In my opinion, the decision of the Court of Appeals is eminently correct. The majority opinion refuses to express the plain message of the statutory change in language made by the General Assembly in Code Ann. § 25-9903 in contrast to the language found in the comparable provision of the old statute in Code Ann. § 25-313.
I dissent for the reasons given in the concurring opinion in Georgia Invest. Co. v. Norman, 231 Ga. 821, 827 ( 204 S.E.2d 740). It is quite clear to me that the General Assembly intended by the new statute that if a loan is made in violation of the law, the lender shall forfeit all interest and other charges, but not any of the principal sum advanced to the borrower.
In my opinion, the majority decision fails to confront the applicable doctrine discussed by the Court of Appeals that the law does not favor penalties and forfeitures and they must be strictly construed. We cannot give a strict construction to the language of Code Ann. § 25-9903 and reasonably conclude that the legislature intended the result reached by the majority in this case.

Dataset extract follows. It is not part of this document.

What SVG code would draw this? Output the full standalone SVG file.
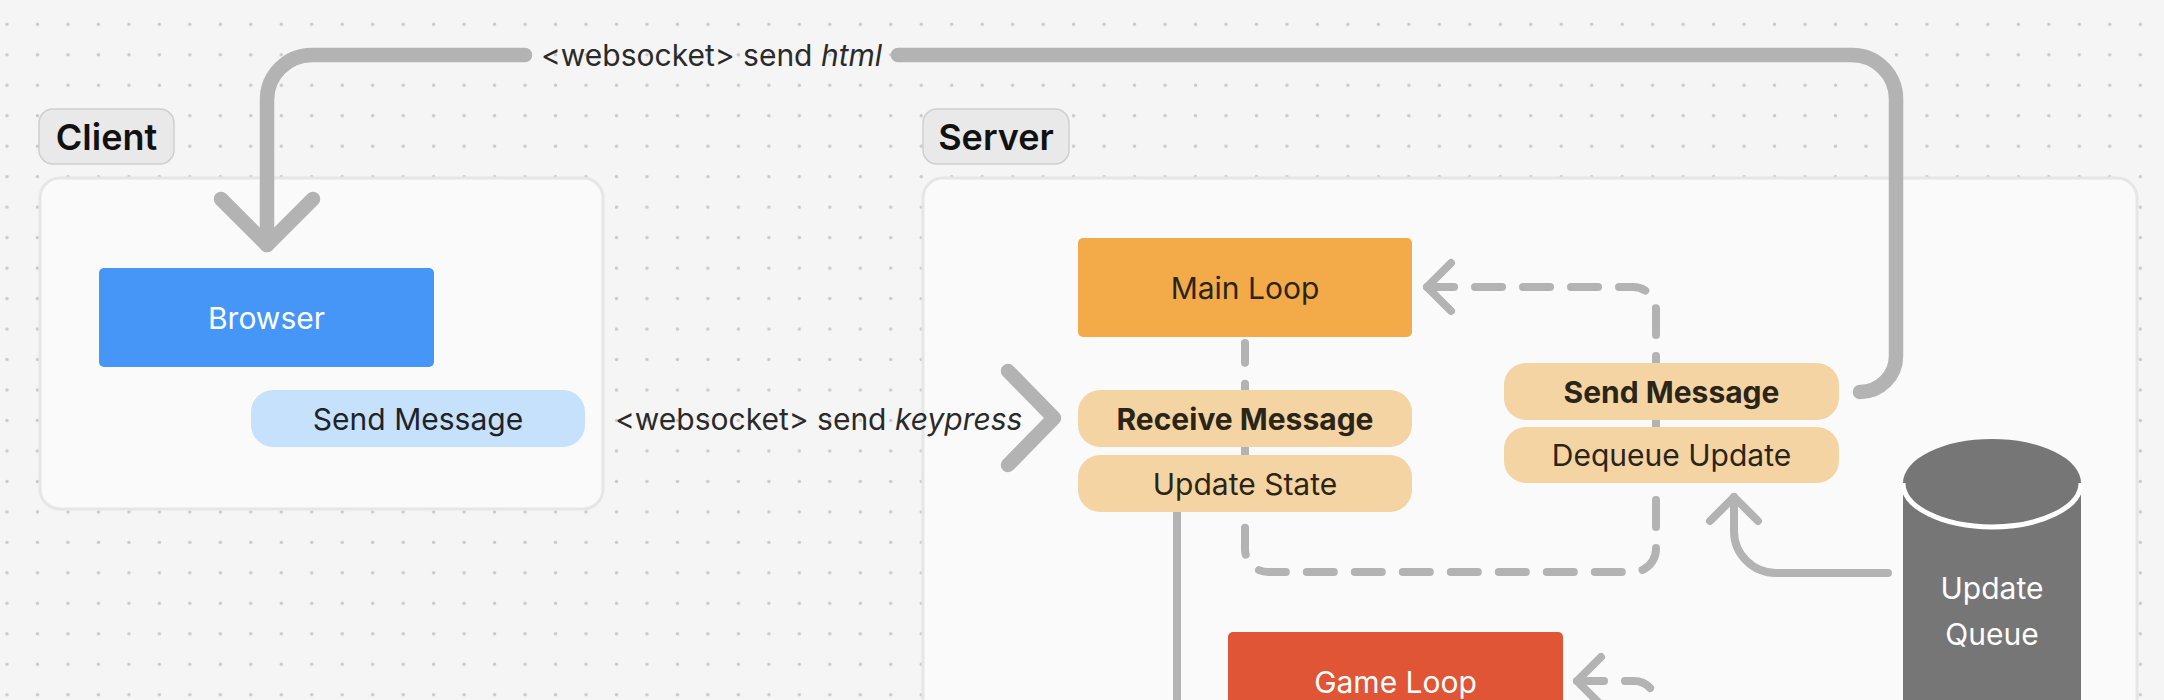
<svg xmlns="http://www.w3.org/2000/svg" width="2164" height="700" viewBox="0 0 2164 700">
<defs>
<pattern id="dots" patternUnits="userSpaceOnUse" x="-8.24" y="9.06" width="30.475" height="30.475">
<circle cx="15.2375" cy="15.2375" r="1.7" fill="#c9c9c9"/>
</pattern>
<style>
text{font-family:Inter,"Noto Sans","Liberation Sans",sans-serif;font-size:30px;text-anchor:middle}
.grp{font-size:36px;font-weight:600;fill:#111}
.lbl{fill:#e9e9e9;stroke:#cfcfcf;stroke-width:1.5}
.cont{fill:#fafafa;stroke:#e6e6e6;stroke-width:3}
.thick{fill:none;stroke:#b3b3b3;stroke-width:14.5;stroke-linecap:round;stroke-linejoin:round}
.thin{fill:none;stroke:#b3b3b3;stroke-width:8;stroke-linecap:round;stroke-linejoin:round}
.dash{fill:none;stroke:#b3b3b3;stroke-width:8;stroke-linecap:round;stroke-dasharray:27 21}
.edge{fill:#2a2a2a;text-anchor:start}
.pill{fill:#f5d4a3}
.dark{fill:#2b2519}
.w{fill:#fff}
</style>
</defs>
<rect width="2164" height="700" fill="#f5f5f5"/>
<rect width="2164" height="700" fill="url(#dots)"/>

<g id="client">
<rect class="cont" x="40" y="178" width="563" height="331" rx="20"/>
<rect class="lbl" x="39" y="109" width="135" height="55" rx="14"/>
<text class="grp" x="106.5" y="149.5">Client</text>
</g>
<g id="server">
<rect class="cont" x="923" y="178" width="1214" height="640" rx="20"/>
<rect class="lbl" x="923" y="109" width="146" height="55" rx="14"/>
<text class="grp" x="996" y="149.5">Server</text>
</g>

<g id="connectors">
<path class="thick" d="M525 55H312A45 45 0 0 0 267 100V245"/>
<polyline class="thick" points="221,199 267,245 313,199"/>
<path class="thick" d="M898 55H1852A44 44 0 0 1 1896 99V356A36 36 0 0 1 1860 392"/>
<polyline class="thick" points="1008,371 1054,418 1008,465"/>
<path class="dash" d="M1427 287H1633A23 23 0 0 1 1656 310V549A23 23 0 0 1 1633 572H1268A23 23 0 0 1 1245 549V343"/>
<polyline class="thin" points="1451,263 1427,287 1451,311"/>
<path class="thin" d="M1888 573H1776A42 42 0 0 1 1734 531V497"/>
<polyline class="thin" points="1710,521 1734,497 1758,521"/>
<path class="thin" d="M1177 512V710" stroke-width="7"/>
<path class="dash" d="M1577 681H1634A22 22 0 0 1 1656 703V760"/>
<polyline class="thin" points="1601,657 1577,681 1601,705"/>
<text class="edge" x="541" y="66">&lt;websocket&gt; send <tspan font-style="italic">html</tspan></text>
<text class="edge" x="615" y="430">&lt;websocket&gt; send <tspan font-style="italic">keypress</tspan></text>
</g>

<g id="browser">
<rect x="99" y="268" width="335" height="99" rx="5" fill="#4696f7"/>
<text class="w" x="266.5" y="328.5">Browser</text>
</g>
<g id="client-send">
<rect x="251" y="390" width="334" height="57" rx="22" fill="#c5e1fb"/>
<text x="418" y="429.5" fill="#1f2328">Send Message</text>
</g>
<g id="main-loop">
<rect x="1078" y="238" width="334" height="99" rx="5" fill="#f3ab4a"/>
<text class="dark" x="1245" y="298.5">Main Loop</text>
</g>
<g id="receive">
<rect class="pill" x="1078" y="390" width="334" height="57" rx="22"/>
<text class="dark" x="1245" y="429.5" font-weight="700">Receive Message</text>
</g>
<g id="update-state">
<rect class="pill" x="1078" y="455" width="334" height="57" rx="22"/>
<text class="dark" x="1245" y="494.5">Update State</text>
</g>
<g id="server-send">
<rect class="pill" x="1504" y="363" width="335" height="57" rx="22"/>
<text class="dark" x="1671.5" y="402.5" font-weight="700">Send Message</text>
</g>
<g id="dequeue">
<rect class="pill" x="1504" y="427" width="335" height="56" rx="22"/>
<text class="dark" x="1671.5" y="466">Dequeue Update</text>
</g>
<g id="update-queue">
<path d="M1903 483V760H2081V483Z" fill="#767676"/>
<ellipse cx="1992" cy="483" rx="89" ry="44" fill="#767676"/>
<path d="M1903 483A89 44 0 0 0 2081 483" fill="none" stroke="#fff" stroke-width="5"/>
<text class="w" x="1992" y="599">Update</text>
<text class="w" x="1992" y="645">Queue</text>
</g>
<g id="game-loop">
<rect x="1228" y="632" width="335" height="99" rx="5" fill="#e05535"/>
<text class="w" x="1395.5" y="692.5">Game Loop</text>
</g>
</svg>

The majority opinion also observes that "[t]he effect of the opinion of the Court of Appeals [in this case] is to impose an inconsequential penalty for the violation of the Industrial Loan Act." One answer to that conclusion is the Court of Appeals merely gave effect to the clear intention of the statute. Still, another is that it will come as quite a shock to many lenders, who find themselves in some technical violation of the Act, to learn that the loss of all earnings for the work of their product (money) is inconsequential. This view defies the law of economics and I cannot agree that it is correct.
I am authorized to state that Presiding Justice Undercofler and Justice Gunter join in this dissent.